Figure 7 NYC Food & Cooking Accessibility Index
Data Source: New York State Department of Agriculture & Markets (2024) & 2022 American Community Survey: 5-Year Data
Figure 8. NYC Food & Cooking Accessibility Index by Neighborhood of Interest
Data Source: New York State Department of Agriculture & Markets (2024) & 2022 American Community Survey: 5-Year Data
Figure 9. Neighborhoods of Interest by demographic indicators
Data Source: New York State Department of Agriculture & Markets (2024) & 2022 American Community Survey: 5-Year Data
For example, areas like the South Bronx, East New York, and the Rockaways, which score high on financial, spatial, and cooking accessibility challenges, also reflect stark disparities in socioeconomic indicators. The South Bronx’s median household income is $26,400, and life expectancy is just 70 years, significantly below the NYC average of 81 years. East New York faces similarly severe challenges, with 90% of the population identifying as people of color and only 19% holding a bachelor’s degree or higher. The Rockaways, while slightly better off financially, are spatially segregated from the rest of the city, served by only one train line and with a low percentage of households having vehicle access, further limiting mobility and access to food. Additionally, the Rockaways have a high child poverty rate of 38%, compounding the challenges for families. In contrast, areas like the Upper East Side – Yorkville, which score low on all accessibility indices, show dramatically higher median household incomes at $137,000 and a life expectancy of 90 years. These disparities underscore how the food apartheid system intersects with income inequality, educational attainment, systemic racism, and geographic isolation, disproportionately affecting marginalized communities and their overall well-being.
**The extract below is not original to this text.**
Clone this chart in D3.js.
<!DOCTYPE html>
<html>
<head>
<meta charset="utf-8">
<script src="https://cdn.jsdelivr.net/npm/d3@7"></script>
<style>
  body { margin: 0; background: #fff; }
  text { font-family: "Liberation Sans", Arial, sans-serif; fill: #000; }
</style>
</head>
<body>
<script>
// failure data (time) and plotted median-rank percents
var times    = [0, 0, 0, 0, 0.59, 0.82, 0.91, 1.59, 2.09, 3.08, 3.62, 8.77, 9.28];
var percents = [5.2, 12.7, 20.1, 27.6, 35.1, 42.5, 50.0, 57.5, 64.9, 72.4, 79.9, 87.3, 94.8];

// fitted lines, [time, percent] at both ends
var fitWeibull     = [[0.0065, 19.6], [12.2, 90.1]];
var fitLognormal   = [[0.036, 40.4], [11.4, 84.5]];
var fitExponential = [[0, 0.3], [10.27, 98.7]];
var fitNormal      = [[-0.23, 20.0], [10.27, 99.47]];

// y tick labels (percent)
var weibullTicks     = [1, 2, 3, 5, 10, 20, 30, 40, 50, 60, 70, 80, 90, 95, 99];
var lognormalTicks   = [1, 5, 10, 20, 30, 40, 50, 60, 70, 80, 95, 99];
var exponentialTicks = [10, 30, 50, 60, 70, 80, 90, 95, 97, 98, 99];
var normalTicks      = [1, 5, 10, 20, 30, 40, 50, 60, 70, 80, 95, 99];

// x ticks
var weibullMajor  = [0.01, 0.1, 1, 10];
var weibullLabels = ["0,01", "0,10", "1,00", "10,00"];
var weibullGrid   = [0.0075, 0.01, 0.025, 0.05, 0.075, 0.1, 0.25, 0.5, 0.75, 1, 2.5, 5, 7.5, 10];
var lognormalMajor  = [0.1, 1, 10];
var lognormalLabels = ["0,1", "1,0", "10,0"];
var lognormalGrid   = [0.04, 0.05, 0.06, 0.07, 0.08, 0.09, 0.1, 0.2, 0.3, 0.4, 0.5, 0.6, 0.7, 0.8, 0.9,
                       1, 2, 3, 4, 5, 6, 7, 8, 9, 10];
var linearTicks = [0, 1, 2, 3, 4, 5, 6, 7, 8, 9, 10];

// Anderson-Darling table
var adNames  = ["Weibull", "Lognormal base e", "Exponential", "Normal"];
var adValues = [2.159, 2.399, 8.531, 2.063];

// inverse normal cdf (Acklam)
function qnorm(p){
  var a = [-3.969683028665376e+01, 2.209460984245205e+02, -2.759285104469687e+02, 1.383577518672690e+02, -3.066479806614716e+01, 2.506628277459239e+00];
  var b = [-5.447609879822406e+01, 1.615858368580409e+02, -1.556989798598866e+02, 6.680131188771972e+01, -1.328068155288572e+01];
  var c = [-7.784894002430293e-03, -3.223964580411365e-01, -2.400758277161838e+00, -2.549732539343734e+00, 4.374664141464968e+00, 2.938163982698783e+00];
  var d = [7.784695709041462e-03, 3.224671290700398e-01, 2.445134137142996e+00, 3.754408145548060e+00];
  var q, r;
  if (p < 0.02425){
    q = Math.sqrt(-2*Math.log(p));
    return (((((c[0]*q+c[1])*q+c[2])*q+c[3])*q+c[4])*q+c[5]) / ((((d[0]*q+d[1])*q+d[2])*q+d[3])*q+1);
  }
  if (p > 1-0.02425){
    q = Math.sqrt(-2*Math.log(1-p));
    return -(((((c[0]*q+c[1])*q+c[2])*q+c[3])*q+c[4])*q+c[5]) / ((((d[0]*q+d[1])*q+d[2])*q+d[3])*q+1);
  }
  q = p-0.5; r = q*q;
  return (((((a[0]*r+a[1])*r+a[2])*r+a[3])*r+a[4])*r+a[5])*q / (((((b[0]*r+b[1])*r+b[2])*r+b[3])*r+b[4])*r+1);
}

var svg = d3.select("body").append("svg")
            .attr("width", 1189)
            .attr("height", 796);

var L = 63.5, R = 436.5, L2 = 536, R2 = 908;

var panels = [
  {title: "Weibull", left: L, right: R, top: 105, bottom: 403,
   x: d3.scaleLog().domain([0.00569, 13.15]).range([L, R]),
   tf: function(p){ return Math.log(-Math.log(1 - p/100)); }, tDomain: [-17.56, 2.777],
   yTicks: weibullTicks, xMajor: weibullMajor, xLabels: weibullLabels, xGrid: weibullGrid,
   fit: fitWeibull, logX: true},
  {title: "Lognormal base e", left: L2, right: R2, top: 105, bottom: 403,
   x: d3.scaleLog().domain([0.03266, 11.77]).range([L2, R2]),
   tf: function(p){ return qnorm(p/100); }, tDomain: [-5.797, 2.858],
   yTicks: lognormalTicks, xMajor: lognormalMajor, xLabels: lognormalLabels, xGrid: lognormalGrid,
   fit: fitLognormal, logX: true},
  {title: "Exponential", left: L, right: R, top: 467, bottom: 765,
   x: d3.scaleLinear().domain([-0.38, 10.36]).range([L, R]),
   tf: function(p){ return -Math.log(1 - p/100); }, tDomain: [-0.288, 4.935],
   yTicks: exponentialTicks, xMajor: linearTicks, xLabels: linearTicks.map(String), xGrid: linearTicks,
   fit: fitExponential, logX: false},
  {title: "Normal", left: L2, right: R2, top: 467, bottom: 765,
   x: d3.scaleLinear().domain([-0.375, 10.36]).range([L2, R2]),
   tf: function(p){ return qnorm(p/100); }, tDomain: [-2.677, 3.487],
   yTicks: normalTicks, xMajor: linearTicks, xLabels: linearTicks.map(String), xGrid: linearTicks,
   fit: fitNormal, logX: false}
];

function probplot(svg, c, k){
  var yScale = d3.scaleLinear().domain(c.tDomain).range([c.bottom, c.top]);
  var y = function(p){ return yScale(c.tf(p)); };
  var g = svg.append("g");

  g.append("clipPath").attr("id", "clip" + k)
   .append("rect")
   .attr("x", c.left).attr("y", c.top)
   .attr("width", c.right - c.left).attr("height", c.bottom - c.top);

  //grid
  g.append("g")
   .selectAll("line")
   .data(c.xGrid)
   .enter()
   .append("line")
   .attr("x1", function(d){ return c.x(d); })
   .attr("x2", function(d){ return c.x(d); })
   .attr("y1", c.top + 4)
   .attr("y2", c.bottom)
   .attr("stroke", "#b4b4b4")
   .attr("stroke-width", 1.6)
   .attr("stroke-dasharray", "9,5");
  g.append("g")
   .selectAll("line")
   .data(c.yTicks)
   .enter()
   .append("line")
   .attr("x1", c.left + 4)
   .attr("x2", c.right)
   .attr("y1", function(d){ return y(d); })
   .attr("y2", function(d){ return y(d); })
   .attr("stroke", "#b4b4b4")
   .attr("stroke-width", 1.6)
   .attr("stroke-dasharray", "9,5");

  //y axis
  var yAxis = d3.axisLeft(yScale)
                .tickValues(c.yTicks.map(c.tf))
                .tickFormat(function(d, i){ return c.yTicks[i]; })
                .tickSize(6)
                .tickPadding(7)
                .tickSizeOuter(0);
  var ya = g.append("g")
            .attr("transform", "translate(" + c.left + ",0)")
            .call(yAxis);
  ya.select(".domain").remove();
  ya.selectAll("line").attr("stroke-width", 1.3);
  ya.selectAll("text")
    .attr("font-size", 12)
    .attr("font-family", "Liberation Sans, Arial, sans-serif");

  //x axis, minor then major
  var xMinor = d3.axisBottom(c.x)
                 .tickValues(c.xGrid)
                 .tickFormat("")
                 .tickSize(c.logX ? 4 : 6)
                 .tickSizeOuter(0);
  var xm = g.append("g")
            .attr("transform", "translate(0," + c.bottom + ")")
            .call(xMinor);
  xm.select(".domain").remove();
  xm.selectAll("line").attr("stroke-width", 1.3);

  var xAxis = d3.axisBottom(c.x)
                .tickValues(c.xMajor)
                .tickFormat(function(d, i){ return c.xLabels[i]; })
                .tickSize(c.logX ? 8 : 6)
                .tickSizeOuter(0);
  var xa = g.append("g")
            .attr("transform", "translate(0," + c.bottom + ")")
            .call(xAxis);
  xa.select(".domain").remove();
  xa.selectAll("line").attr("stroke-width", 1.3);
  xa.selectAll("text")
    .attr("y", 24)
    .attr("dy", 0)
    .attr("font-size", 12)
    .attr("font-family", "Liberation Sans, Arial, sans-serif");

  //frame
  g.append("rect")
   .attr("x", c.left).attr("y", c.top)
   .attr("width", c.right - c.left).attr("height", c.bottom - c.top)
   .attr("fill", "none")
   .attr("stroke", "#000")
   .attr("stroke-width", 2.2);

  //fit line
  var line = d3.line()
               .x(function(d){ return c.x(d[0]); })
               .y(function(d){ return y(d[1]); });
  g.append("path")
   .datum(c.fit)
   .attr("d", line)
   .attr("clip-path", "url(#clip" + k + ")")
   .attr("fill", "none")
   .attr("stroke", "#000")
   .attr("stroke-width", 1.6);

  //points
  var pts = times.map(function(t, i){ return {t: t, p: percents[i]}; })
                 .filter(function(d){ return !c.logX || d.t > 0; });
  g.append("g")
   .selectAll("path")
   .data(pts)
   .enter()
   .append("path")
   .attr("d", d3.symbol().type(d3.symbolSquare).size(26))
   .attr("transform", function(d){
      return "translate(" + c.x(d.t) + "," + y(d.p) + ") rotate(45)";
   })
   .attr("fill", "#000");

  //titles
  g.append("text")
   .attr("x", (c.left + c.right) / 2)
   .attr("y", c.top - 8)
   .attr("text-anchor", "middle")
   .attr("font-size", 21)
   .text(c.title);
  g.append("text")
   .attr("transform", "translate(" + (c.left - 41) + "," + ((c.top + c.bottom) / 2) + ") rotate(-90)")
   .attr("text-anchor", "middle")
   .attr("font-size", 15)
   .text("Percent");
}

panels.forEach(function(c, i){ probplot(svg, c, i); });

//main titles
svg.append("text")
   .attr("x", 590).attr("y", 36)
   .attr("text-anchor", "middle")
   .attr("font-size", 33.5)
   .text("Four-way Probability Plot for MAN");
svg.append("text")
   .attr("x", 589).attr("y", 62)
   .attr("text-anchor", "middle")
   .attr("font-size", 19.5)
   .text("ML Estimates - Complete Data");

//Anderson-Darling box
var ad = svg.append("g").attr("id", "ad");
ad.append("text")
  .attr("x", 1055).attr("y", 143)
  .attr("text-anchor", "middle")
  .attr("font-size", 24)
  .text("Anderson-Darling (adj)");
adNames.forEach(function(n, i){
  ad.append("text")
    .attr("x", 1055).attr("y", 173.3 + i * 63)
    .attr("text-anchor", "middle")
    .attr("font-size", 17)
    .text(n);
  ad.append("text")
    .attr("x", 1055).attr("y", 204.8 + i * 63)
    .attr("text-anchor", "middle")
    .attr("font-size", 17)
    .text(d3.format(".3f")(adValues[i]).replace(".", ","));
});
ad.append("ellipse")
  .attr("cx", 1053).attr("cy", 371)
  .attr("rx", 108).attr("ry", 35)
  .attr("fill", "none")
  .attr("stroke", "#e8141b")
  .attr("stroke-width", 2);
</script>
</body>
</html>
Despite the systemic barriers and normalized violence that make procuring and cooking food an inaccessible burden for many, people still find ways to eat and feed their families. Emergency Food Assistance Program (EFAP) locations offer one way to spatially visualize how communities receive food-related support.
Figure 10. Emergency Food Assistance Programs and Food & Cooking Accessibility Index.
Data Source: New York State Department of Agriculture & Markets (2024) & 2022 American Community Survey: 5-Year Data & NY City Council
These programs are numerous, generally well-distributed across the city, and absolutely necessary in addressing food insecurity. However, while essential, EFAP programs often lack the autonomy, ownership, and choice required to reimagine food procurement and cooking as more than just survival—transforming them instead into communal and relational practices. There is significant potential to develop a model that connects these efforts within a relational infrastructure, where access to food and cooking becomes a public project rooted in care, mutual aid, and autonomy.
Additionally, there is a pressing need for qualitative data collection to capture the self-reliance strategies and food procurement geographies that emerge in neighborhoods disproportionately affected by food apartheid, such as the South Bronx, East New York, and Far Rockaway. Mapping these practices would not only deepen our understanding of how residents navigate systemic inequities but also inform the development of alternative infrastructures that center community agency and resilience.